Prove that $xy+yz+zx \leq x^2+y^2+z^2$

Question

Prove that $xy+yz+zx \leq x^2+y^2+z^2$ . Hint: Use $\frac{a+b}{2}\geq\sqrt{ab}$

First I tried using the hint by setting $a=x$ and $b=y+z$, however this results in the inequality: $$x^2+y^2+z^2 \geq 2xy-2yz+2zx $$ which isn't quite the same thing.

Then I tried starting with what we're trying to prove (to hopefully end up with a true statement), but then I get to this: $$(x+y+z)^2 \geq 3(xy+yz+zx)$$ and then I can't see what to do next.
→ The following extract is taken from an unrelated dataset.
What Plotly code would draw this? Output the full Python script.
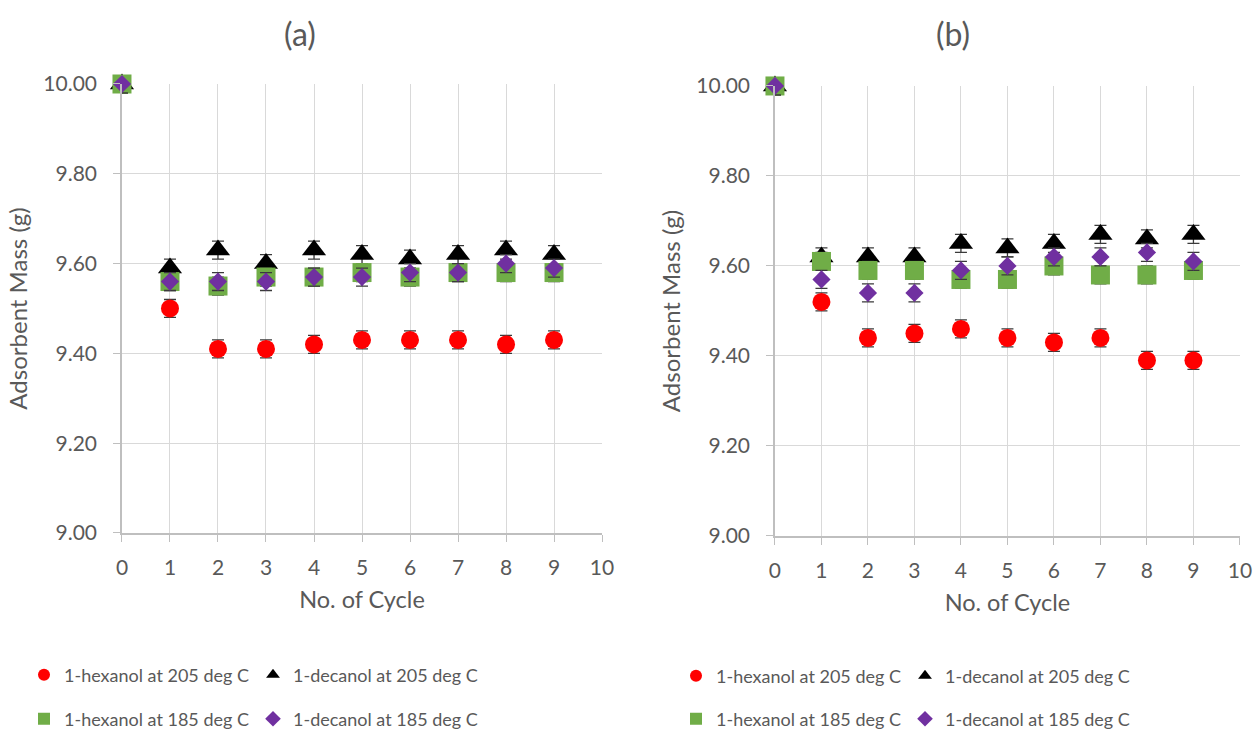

This question is supposed to be straight forward, which is why I'm thinking there might be something wrong with it. Or I'm dumb.

As you can see I tagged this with Proof-strategy, so please don't bother writing down a full proof, just a few observations or hints are enough.

Answer 1

$$ \frac{x^2 + y^2}{2} \geq xy $$ $$ \frac{y^2 + z^2}{2} \geq yz $$ $$ \frac{z^2 + x^2}{2} \geq zx $$ Now add these 3 inequalities side by side.

Answer 2

Hint: Use $(x-y)^2+(y-z)^2+(z-x)^2\ge 0$.

Answer 3

An alternative using complex numbers.

Let $$ \phi = -\tfrac{1}{2} + \tfrac{1}{2} \mathbf{i} \sqrt{3}. $$ Write $$ \psi = x + \phi y + \phi^* z. $$

As we have $$ \psi \psi* \ge 0, $$ we get $$ \big( x + \phi y + \phi^* z \big) \big( x + \phi y + \phi^* z \big)^* \ge 0. $$

Whence $$ x^2 + \big(\phi^*\phi\big) y^2 + \big(\phi^*\phi\big) z^2 + \big(\phi^* + \phi \big) x y + \big(\phi^* + \phi \big) y z + \big(\phi^* + \phi \big) z x. $$

But $$ \phi^*\phi = 1, \hspace{2em} \phi^* + \phi = -1. $$

So we obtain $$ x^2 + y^2 + z^2 - xy - yz - zx \ge 0. $$

Answer 4

Notice

$$ x^2 + y^2 \geq 2xy $$

$$ y^2 + z^2 \geq 2yz $$

$$ z^2 + x^2 \geq 2 zx $$

Implies

$$ 2x^2 + 2 y^2 + 2 z^2 \geq 2xy + 2yz + 2zx $$

Answer 5

\begin{eqnarray*} \frac{x^2+y^2}{2} \geq xy \\ \frac{z^2+y^2}{2} \geq yz \\ \frac{x^2+z^2}{2} \geq xz \end{eqnarray*} Adding them up we get the desired result.

Answer 6

It's a simple problem but here is one way to do it following hint: $$ xy\leq|xy|=\sqrt{x^2y^2}\leq\frac{x^2+y^2}{2}\implies xy\leq\frac{x^2+y^2}{2}. $$ The inequality $\sqrt{x^2y^2}\leq\frac{x^2+y^2}{2}$ is where you use the hint. Now repeat these steps 2 more time: one for the pair $\{y,z\}$ and another for $\{z,x\}$. It remains then to add the three results.